The final three chapters land the plane, so to speak, by offering insight into how a Christian with an aesthetic eye can faithfully see the world as God sees it. This will hopefully lead to a broader vision of how to not only faithfully see the world, but also faithfully respond to the world as compared to what took place with our unredeemed vision: “With our old eyes, we saw our passions, and all aesthetics, in a story of one chapter. We could ask only, ‘Is this good or bad?’ ‘Do I like it or not?’ ‘Should everyone like this or not?’” (170). Instead of seeing the world in a binary fashion, Covington proposes that the Christian see according to the four-chapter narrative arc of the Bible—creation, fall, redemption, consummation. Ultimately this leads to a greater sensitivity to the Good Shepherd’s voice (181), which will in turn open all God’s people to see more closely as God sees.

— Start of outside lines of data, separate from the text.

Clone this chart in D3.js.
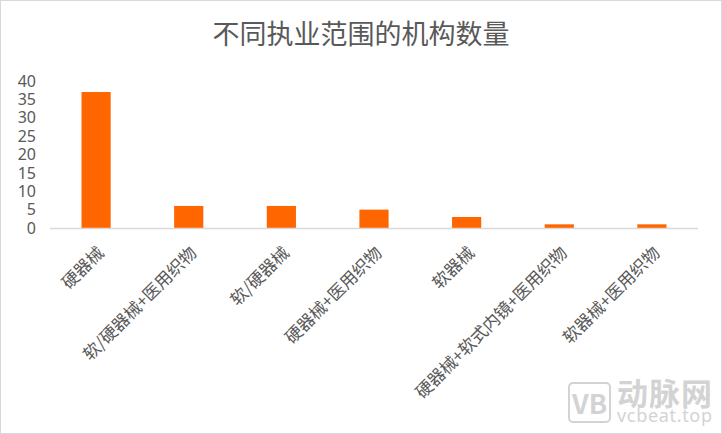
<!DOCTYPE html>
<html><head><meta charset="utf-8">
<script src="https://cdn.jsdelivr.net/npm/d3@7/dist/d3.min.js"></script>
<style>body{margin:0;background:#fff;}svg{display:block;font-family:"Noto Sans CJK SC","Noto Sans",sans-serif;}</style>
</head><body>
<script>
const categories = ["硬器械","软/硬器械+医用织物","软/硬器械","硬器械+医用织物","软器械","硬器械+软式内镜+医用织物","软器械+医用织物"];
const values = [37, 6, 6, 5, 3, 1, 1];
const yTicks = [0,5,10,15,20,25,30,35,40];
const title = "不同执业范围的机构数量";

const W = 722, H = 434;
const svg = d3.select("body").append("svg").attr("width", W).attr("height", H);
svg.append("rect").attr("x",0.5).attr("y",0.5).attr("width",W-1).attr("height",H-1)
  .attr("fill","#fff").attr("stroke","#d9d9d9");

const m = {left:50, right:24};
const x = d3.scaleBand().domain(categories).range([m.left, W-m.right]).paddingInner(0.685).paddingOuter(0.34);
const y = d3.scaleLinear().domain([0,40]).range([228, 81]);

svg.append("text").attr("x",361).attr("y",44).attr("text-anchor","middle")
  .attr("font-size",27).attr("fill","#595959").text(title);

svg.selectAll("rect.bar").data(values).join("rect").attr("class","bar")
  .attr("x",(d,i)=>x(categories[i])).attr("width",x.bandwidth())
  .attr("y",d=>y(d)).attr("height",d=>y(0)-y(d)).attr("fill","#ff6600");

svg.append("line").attr("x1",m.left).attr("x2",W-m.right).attr("y1",y(0)+0.5).attr("y2",y(0)+0.5)
  .attr("stroke","#d9d9d9").attr("stroke-width",1.5);

const yAxis = d3.axisLeft(y).tickValues(yTicks).tickSize(0).tickPadding(0);
const gy = svg.append("g").attr("transform","translate(36,0)").call(yAxis);
gy.select(".domain").remove();
gy.selectAll("text").attr("font-size",16).attr("fill","#595959").attr("font-family","\"Noto Sans\",sans-serif");

const gx = svg.append("g");
gx.selectAll("text").data(categories).join("text")
  .attr("transform",d=>`translate(${x(d)+x.bandwidth()/2+9},${y(0)+26}) rotate(-45)`)
  .attr("text-anchor","end").attr("font-size",17).attr("fill","#595959").text(d=>d);

// watermark
const wm = svg.append("g").attr("fill","#d3d3d3");
wm.append("rect").attr("x",569).attr("y",383).attr("width",41).attr("height",39).attr("rx",4)
  .attr("fill","none").attr("stroke","#d3d3d3").attr("stroke-width",2);
wm.append("text").attr("x",589.5).attr("y",414).attr("text-anchor","middle").attr("font-size",27).attr("font-weight","bold").text("VB");
wm.append("text").attr("x",617).attr("y",405).attr("font-size",31).attr("font-weight","bold").attr("textLength",95).text("动脉网");
wm.append("text").attr("x",617).attr("y",422).attr("font-size",18).attr("font-family","\"Noto Sans\",sans-serif").attr("textLength",95).text("vcbeat.top");
</script>
</body></html>
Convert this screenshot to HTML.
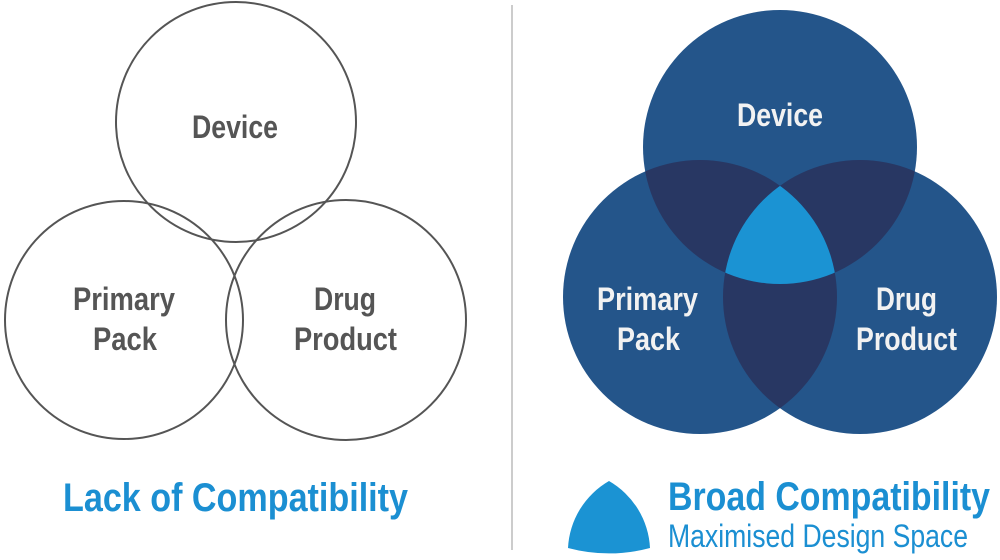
<!DOCTYPE html>
<html><head><meta charset="utf-8"><style>
html,body{margin:0;padding:0;background:#fff;}
svg{display:block;}
text{font-family:"Liberation Sans Narrow","Liberation Sans",sans-serif;font-weight:bold;}
</style></head><body>
<svg width="1000" height="560" viewBox="0 0 1000 560" xmlns="http://www.w3.org/2000/svg">
<defs>
<clipPath id="cT"><circle cx="780" cy="147" r="137"/></clipPath>
<clipPath id="cL"><circle cx="700" cy="297" r="137"/></clipPath>
<clipPath id="cR"><circle cx="860" cy="297" r="137"/></clipPath>
</defs>
<g fill="none" stroke="#555" stroke-width="2">
<circle cx="236" cy="122" r="120"/>
<circle cx="124" cy="320" r="119"/>
<circle cx="346" cy="320" r="120"/>
</g>
<g fill="#555" font-size="32">
<text x="192" y="138" textLength="86" lengthAdjust="spacingAndGlyphs">Device</text>
<text x="73" y="310" textLength="102" lengthAdjust="spacingAndGlyphs">Primary</text>
<text x="93" y="350" textLength="64" lengthAdjust="spacingAndGlyphs">Pack</text>
<text x="314" y="310" textLength="62" lengthAdjust="spacingAndGlyphs">Drug</text>
<text x="294" y="350" textLength="103" lengthAdjust="spacingAndGlyphs">Product</text>
</g>
<text x="63" y="511" font-size="40" fill="#1b8fd2" textLength="345" lengthAdjust="spacingAndGlyphs">Lack of Compatibility</text>
<line x1="512" y1="5" x2="512" y2="550" stroke="#bbb" stroke-width="1.5"/>
<g fill="#24558a">
<circle cx="780" cy="147" r="137"/>
<circle cx="700" cy="297" r="137"/>
<circle cx="860" cy="297" r="137"/>
</g>
<g fill="#283763">
<circle cx="700" cy="297" r="137" clip-path="url(#cT)"/>
<circle cx="860" cy="297" r="137" clip-path="url(#cT)"/>
<circle cx="860" cy="297" r="137" clip-path="url(#cL)"/>
</g>
<g clip-path="url(#cT)"><g clip-path="url(#cL)">
<circle cx="860" cy="297" r="137" fill="#1b93d3"/>
</g></g>
<g fill="#f2f2f2" font-size="32">
<text x="737" y="126" textLength="86" lengthAdjust="spacingAndGlyphs">Device</text>
<text x="597" y="310" textLength="101" lengthAdjust="spacingAndGlyphs">Primary</text>
<text x="617" y="350" textLength="63" lengthAdjust="spacingAndGlyphs">Pack</text>
<text x="876" y="310" textLength="61" lengthAdjust="spacingAndGlyphs">Drug</text>
<text x="856" y="350" textLength="101" lengthAdjust="spacingAndGlyphs">Product</text>
</g>
<path d="M609 481 A82 82 0 0 1 650 548 A160 160 0 0 1 568 548 A82 82 0 0 1 609 481 Z" fill="#1b93d3"/>
<text x="668" y="510" font-size="40" fill="#1b8fd2" textLength="322" lengthAdjust="spacingAndGlyphs">Broad Compatibility</text>
<text x="668" y="547" font-size="32" fill="#1b8fd2" style="font-weight:normal" textLength="300" lengthAdjust="spacingAndGlyphs">Maximised Design Space</text>
</svg>
</body></html>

While the subtitle of the book indicates a restoration of godly aesthetics to doctrine, the author is not as explicit about this in purely doctrinal categories. It will be helpful for the reader to have a working knowledge of systematic theology in order to know how Covington’s thoughts can help lead to a more aesthetic understanding of Christian doctrine itself.
The reader who is looking for 5-steps-to-more-faithful-living will be disappointed by this book. The reader who is willing, though, to broaden their vision of what is good and beautiful, and consider either a new or deeper way to interpret Scripture, think theologically, and respond faithfully to the varied circumstances of life, will likely find this book to be encouraging and challenging to some degree. The reader will then need to do the work of reflecting on their own or in community with others to discern what it might look like to faithfully incorporate and integrate an aesthetic lens into their life and doctrine.